- Died: c. 1798 – c. 1803 Bonyoni or Shoshong
- Title: Kgosi of the Bakwena
- Term: c. 1785–1795
- Predecessor: Seitlhamo
- Successor: Maleke (regent)
- Children: Motswasele II; Segokotlo; Molese; Kgama;
- Father: Seitlhamo

= Legwale =

Kwena chief

Legwale was a kgosi of the Kwena tribe in the late 18th century. He was preceded by his father Seitlhamo and succeeded by his brother Maleke as regent. Gary Okihiro has contested the idea that Legwale is a single individual, saying that there were two consecutive dikgosi named Legwale who were father and son.

== Life ==
Legwale was the son of the Kwena kgosi Seitlhamo.
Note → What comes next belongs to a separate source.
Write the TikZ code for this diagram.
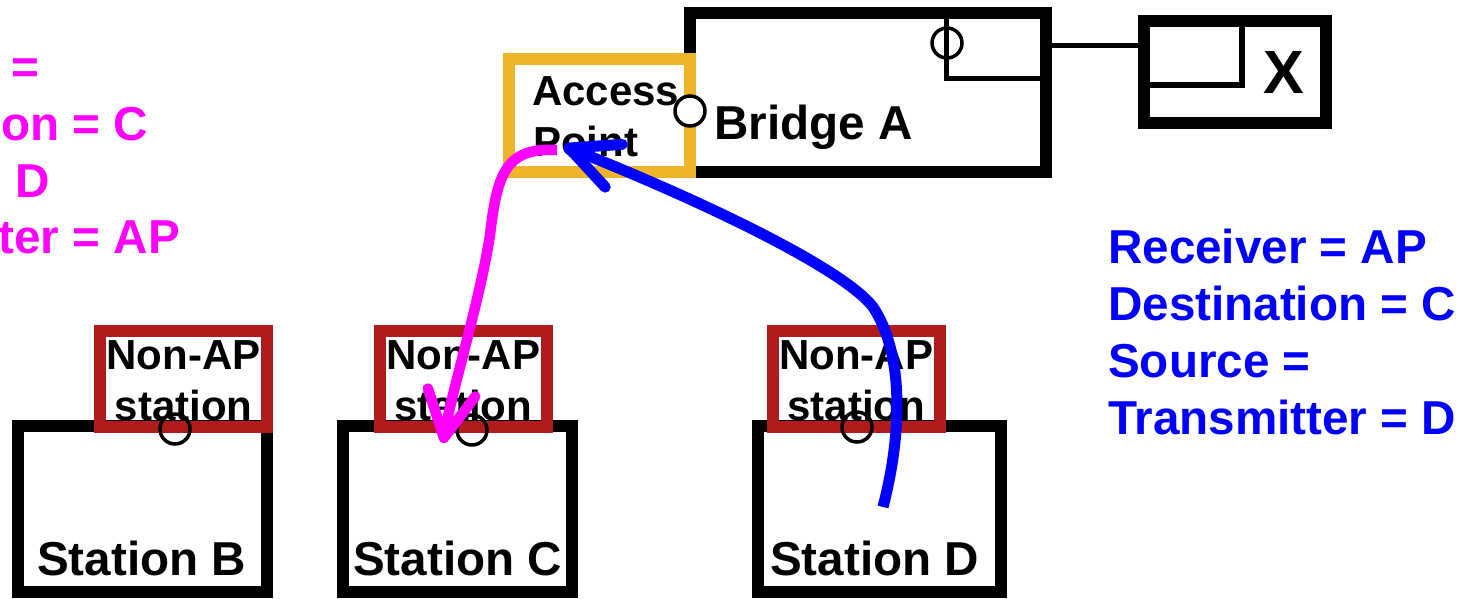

As a young man, it's believed that Legwale led the Kwena people in a war with the Kgafela people in a failed attempt to reinstate Makgotso as the Kgafela tribe's regent. Legwale was briefly captured during this conflict.

Upon Seitlhamo's death, Legwale became the kgosi. As kgosi, Legwale led a raiding party to steal cattle. This has been reported as a raid against the Birwa people in Shoshong, or against the Shona people in Bonyani. Legwale was killed during the raid. His year of death has been reported as c. 1798 and c. 1803. Because the targets were prepared, and because Legwale was the only member of the party to be killed, rumours developed that Legwale' brothers warned the targets in advance.

== Legacy ==
Legwale's sons included Motswasele II and Segokotlo in the great house, Molese in the second house, and his junior son Kgama. As they were still young upon Legwale's death, his brother Maleke became regent. Upon Maleke's death, his brother Tshosa became regent before Motswasele II became kgosi. According to Gary Okihiro, the identification of Legwale as a single figure is an error and there were two consecutive dikgosi named Legwale, Legwale I and his son Legwale II.